Wijst de vordering van de benadeelde partij tot schadevergoeding voor het overige af.
Bepaalt dat voormeld toegewezen bedrag aan materiële en immateriële schadevergoeding vermeerderd wordt met de wettelijke rente vanaf 5 mei 2013 tot aan de dag der algehele voldoening.
Verwijst de verdachte in de door de benadeelde partij gemaakte en ten behoeve van de tenuitvoerlegging nog te maken kosten, tot aan de datum van deze uitspraak begroot op nihil.
Legt aan de verdachte de verplichting op om aan de Staat, ten behoeve van het slachtoffer, genaamd [slachtoffer] , ter zake van het bewezen verklaarde een bedrag te betalen van
€ 338,36 (driehonderdachtendertig euro en zesendertig cent)bestaande uit € 138,36 (honderdachtendertig euro en zesendertig cent) materiële schade en € 200 (tweehonderd euro) immateriële schade, bij gebreke van betaling en verhaal te vervangen door
6 (zes) dagen hechtenis, met dien verstande dat de toepassing van die hechtenis de verplichting tot schadevergoeding aan de Staat ten behoeve van het slachtoffer niet opheft.
Bepaalt dat voormelde betalingsverplichting ter zake van de materiële en immateriële schade vermeerderd wordt met de wettelijke rente vanaf 5 mei 2013 tot aan de dag der algehele voldoening.
Bepaalt dat, indien de verdachte heeft voldaan aan de verplichting tot betaling aan de Staat daarmee de verplichting tot betaling aan de benadeelde partij in zoverre komt te vervallen en andersom dat, indien de verdachte heeft voldaan aan de verplichting tot betaling aan de benadeelde partij daarmee de verplichting tot betaling aan de Staat in zoverre komt te vervallen.
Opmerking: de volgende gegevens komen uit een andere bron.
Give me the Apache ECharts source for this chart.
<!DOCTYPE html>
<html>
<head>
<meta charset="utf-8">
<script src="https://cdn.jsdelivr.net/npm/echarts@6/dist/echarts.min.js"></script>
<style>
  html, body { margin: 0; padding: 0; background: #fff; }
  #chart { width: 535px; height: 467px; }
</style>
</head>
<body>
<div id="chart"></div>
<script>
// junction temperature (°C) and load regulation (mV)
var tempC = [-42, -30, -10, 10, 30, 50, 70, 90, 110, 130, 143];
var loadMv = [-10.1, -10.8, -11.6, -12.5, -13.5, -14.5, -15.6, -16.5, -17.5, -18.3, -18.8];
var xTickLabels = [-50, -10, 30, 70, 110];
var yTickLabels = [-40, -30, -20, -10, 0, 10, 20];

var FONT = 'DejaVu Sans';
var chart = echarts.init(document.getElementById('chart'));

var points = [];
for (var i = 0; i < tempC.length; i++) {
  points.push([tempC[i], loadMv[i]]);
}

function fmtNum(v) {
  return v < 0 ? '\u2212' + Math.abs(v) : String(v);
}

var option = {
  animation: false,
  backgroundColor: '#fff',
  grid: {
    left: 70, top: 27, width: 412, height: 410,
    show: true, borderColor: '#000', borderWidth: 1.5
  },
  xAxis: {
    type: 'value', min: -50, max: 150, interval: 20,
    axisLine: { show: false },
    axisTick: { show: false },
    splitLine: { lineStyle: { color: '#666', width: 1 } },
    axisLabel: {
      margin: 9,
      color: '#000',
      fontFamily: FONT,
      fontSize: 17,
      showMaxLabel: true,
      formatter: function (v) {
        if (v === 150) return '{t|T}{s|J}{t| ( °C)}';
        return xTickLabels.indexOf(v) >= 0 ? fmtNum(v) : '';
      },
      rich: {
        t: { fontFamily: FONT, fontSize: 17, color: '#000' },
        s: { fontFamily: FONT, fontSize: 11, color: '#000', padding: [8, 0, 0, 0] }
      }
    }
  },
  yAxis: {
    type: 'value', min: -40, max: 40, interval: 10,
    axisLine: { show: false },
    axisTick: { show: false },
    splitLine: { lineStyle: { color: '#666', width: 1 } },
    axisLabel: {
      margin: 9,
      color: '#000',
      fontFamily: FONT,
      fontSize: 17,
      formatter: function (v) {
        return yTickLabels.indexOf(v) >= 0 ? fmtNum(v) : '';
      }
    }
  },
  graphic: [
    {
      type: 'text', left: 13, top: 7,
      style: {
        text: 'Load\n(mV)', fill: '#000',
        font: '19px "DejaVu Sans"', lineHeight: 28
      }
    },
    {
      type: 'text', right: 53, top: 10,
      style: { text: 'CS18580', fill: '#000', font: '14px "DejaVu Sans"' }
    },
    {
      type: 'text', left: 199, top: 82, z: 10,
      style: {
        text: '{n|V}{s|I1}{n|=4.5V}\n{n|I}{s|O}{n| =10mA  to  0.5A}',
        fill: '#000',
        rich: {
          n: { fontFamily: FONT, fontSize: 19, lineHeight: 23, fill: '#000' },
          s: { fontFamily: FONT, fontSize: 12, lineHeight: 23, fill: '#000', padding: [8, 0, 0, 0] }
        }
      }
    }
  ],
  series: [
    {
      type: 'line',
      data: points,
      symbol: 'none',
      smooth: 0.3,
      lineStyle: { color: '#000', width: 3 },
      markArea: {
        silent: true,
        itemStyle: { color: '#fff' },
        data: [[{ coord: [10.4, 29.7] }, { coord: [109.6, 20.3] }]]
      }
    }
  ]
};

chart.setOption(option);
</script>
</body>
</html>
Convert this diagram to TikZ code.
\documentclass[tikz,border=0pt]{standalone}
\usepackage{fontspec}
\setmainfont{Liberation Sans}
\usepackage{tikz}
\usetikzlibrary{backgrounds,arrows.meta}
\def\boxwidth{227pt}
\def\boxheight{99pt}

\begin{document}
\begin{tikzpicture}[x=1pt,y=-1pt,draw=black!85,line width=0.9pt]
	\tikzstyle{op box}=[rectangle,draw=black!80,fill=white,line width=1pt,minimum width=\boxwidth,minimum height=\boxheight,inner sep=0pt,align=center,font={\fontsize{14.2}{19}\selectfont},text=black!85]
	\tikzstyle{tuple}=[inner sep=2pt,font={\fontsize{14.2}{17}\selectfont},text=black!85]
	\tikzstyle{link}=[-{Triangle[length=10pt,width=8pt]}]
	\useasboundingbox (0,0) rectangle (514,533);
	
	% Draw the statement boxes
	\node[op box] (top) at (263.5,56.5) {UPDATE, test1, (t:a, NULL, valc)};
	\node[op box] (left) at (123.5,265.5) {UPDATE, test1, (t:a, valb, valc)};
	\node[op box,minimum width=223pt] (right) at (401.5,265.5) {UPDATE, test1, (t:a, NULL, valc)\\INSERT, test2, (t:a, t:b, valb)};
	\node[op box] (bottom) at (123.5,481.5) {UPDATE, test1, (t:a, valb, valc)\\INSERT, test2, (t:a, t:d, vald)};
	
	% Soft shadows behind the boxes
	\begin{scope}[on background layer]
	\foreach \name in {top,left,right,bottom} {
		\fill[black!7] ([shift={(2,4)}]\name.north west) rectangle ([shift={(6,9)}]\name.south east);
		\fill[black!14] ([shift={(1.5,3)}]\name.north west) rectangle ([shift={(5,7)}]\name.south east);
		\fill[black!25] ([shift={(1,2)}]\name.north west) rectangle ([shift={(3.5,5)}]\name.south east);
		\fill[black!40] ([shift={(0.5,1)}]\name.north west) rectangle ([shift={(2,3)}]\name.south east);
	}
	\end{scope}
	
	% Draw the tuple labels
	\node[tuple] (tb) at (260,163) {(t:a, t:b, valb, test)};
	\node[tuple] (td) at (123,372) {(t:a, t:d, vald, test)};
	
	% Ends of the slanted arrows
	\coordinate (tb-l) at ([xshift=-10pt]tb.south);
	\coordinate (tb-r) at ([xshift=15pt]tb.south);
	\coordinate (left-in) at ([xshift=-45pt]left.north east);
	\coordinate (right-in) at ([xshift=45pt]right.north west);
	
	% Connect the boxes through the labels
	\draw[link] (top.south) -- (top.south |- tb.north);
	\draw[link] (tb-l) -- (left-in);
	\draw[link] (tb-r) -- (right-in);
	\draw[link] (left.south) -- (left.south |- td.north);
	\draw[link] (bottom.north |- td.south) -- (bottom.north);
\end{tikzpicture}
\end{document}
Dit arrest is gewezen door de meervoudige strafkamer van het gerechtshof Amsterdam, waarin zitting hadden mr. A.M. van Woensel, mr. J.J.I. de Jong en mr. R.A.F. Gerding, in tegenwoordigheid van mr. A.S. Metgod, griffier, en is uitgesproken op de openbare terechtzitting van dit gerechtshof van 25 januari 2017.